Associated Press

DES MOINES, Iowa (AP) _ When Iowa lawmakers started their legislative session this month, 35 women were among those officials reporting to the Capitol.

That matched the state’s record for women in the General Assembly, but despite increasing their numbers in Des Moines over the years, women in Iowa continue to struggle with a political glass ceiling. The state has never elected a women governor and is one of just four states to never send a woman to Congress.

Just why Iowa lags behind the rest of the country is a bit of a mystery.

“Why is Iowa at the bottom of the heap? We have been reading and talking to people and trying to figure it out for years,” said Jean Lloyd-Jones, a former Democratic state legislator who ran unsuccessfully for U.S. Senate in 1992. “Iowa is a progressive state in so many ways.”

The other states that have never elected a woman to Congress are Delaware, Mississippi and Vermont.

There are several likely reasons that Iowa politics remains a boys club. There’s the lack of term limits in the governor’s office and the low turnover of the state’s congressional seats, meaning there are rarely open seats for women to pursue. Republican Gov. Terry Branstad is on his second stint in the governor’s office, after a 16-year run that ended in January 1999. Republican Sen. Charles Grassley has served 32 years and Democratic Sen. Tom Harkin for 28.

“We don’t throw our incumbents out unless they really do something horrible,” said Roxanne Conlin, a Democrat who was the state’s first woman candidate for governor in 1982 and ran again for U.S. Senate in 2010.

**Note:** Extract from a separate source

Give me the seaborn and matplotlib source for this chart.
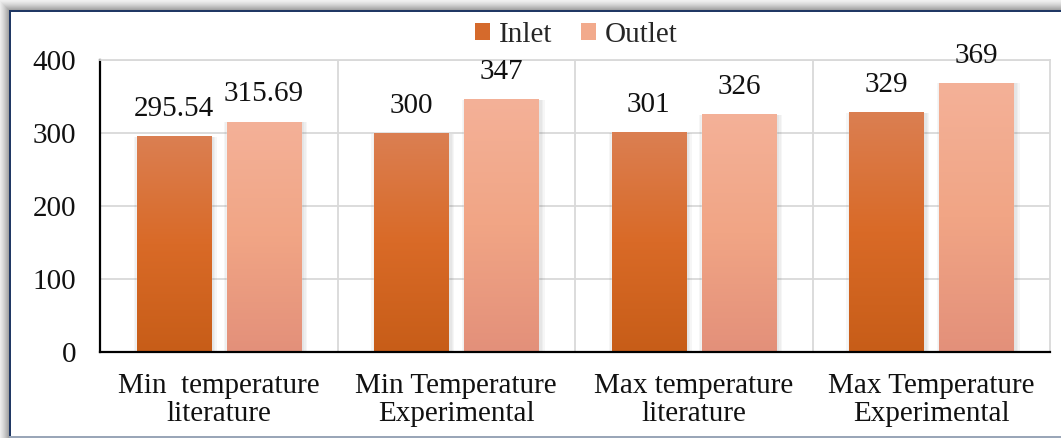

Research also shows that women are less likely to consider running for office because of family responsibilities or a perception that they are not qualified. And the fact that Iowa is a largely rural state with many traditional, conservative voters can make it harder for women to break in.

Women in elected office said more women should be recruited to run so that a pool of candidates can be groomed to move up as bigger jobs became available.

“It has taken us longer and that’s disappointing,” said Senate President Pam Jochum, D-Dubuque. “We need to do a better job of recruiting women who can win in the districts where they run.”

House Majority Leader Linda Upmeyer, R-Clear Lake, agreed.

“I think part of it is that women haven’t stepped up to do that as often. Women don’t have as long political careers and part of that is cultural. Women are still viewed as primary caregivers in most cases,” Upmeyer said. “I think we have to get more women into the pipeline.”

Iowa’s neighboring states have more women in top political positions. Wisconsin just elected Sen. Tammy Baldwin and Nebraska voted in Sen. Deb Fischer. Sen. Amy Klobuchar represents Minnesota and Sen. Claire McCaskill in Missouri. And Minnesota, Wisconsin, Illinois and Missouri all have women in the U.S. House.

“It is a conundrum because I think in general we consider ourselves to be pretty progressive. We voted for Obama twice,” said Conlin.

Women make up about 23 percent of the Legislature, putting Iowa in 25th place when it comes to female representation in the state General Assembly, according to the Center for American Women and Politics at Rutgers University.

Dianne Bystrom, director of the Center for Women in Politics at Iowa State University, said that when women run for legislative seats, they are just as successful as men. She said that open seats were the best opportunities for women candidates.

“We need to recruit more women to run and we need to recruit them to run in open seat races where we have more chances to win,” Bystrom said.

The Center for Women in Politics runs candidate training programs. So does an effort Lloyd-Jones co-founded, geared at getting women into office called “50/50 in 2020.” And there are some women being discussed for top jobs in the future. Lt. Gov. Kim Reynolds is widely viewed as a possible candidate for governor in the future. Gov. Branstad has not yet declared if he will run for another term.

Bystrom noted that New Hampshire recently became the first state to send an entirely female delegation to Washington. She pointed to Sen. Jeanne Shaheen’s election as the state’s first female governor in 1996 as a game-changing event for the state.

“She became a role model for women to run. To break out of where we are, we need a woman to win in the governor’s office,” Bystrom said. “It would be a glass ceiling shattering event.”